Here’s some hardcore deep-dive CSS nerdery from PPK. If you can wrap your mind around min-content (the smallest an element can be based on the content it contains) and max-content (the largest the content of an element can push it) then it’s just one more little step to understanding fit-content. As PPK says, it’s shorthand for:

.box {
  width: fit-content;

  /* ... is the same as ... */
  width: auto;
  min-width: min-content;
  max-width: max-content;
}

Which means the element will be able to resize between the min and max.
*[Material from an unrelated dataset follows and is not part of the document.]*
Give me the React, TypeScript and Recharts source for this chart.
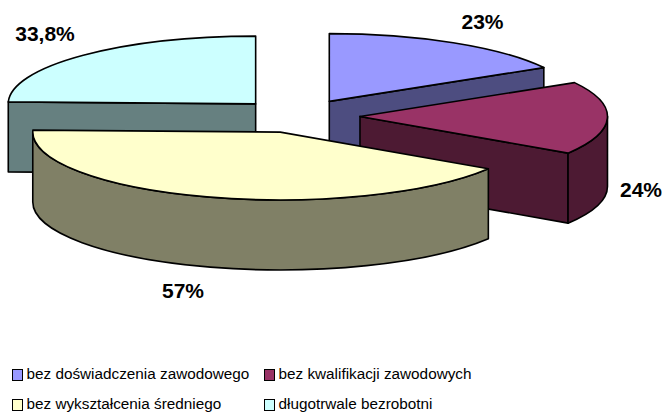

My brain always thinks about the only-slightly-convoluted UI situation of centering a horizontal nav that needs it’s own background for some reason. min-content doesn’t work as it smashes it all too narrow. max-content doesn’t work because then it doesn’t allow wrapping. So fit-content is the baby bear porridge.

PPK’s article has a lot more detail about browser quirks and includes really effective interactive figures, so definitely read that — especially if you fancy yourself deeply knowledgable about CSS, as it gets humbling fast when you start getting into the fit-content() function in CSS Grid. Like how does 1fr fit-content(200px) 1fr play out in a template?

1fr min(min(max-content, available-size), max(min-content, 200px)) 1fr

Note: “where available-size is the available width in the grid.” Phew!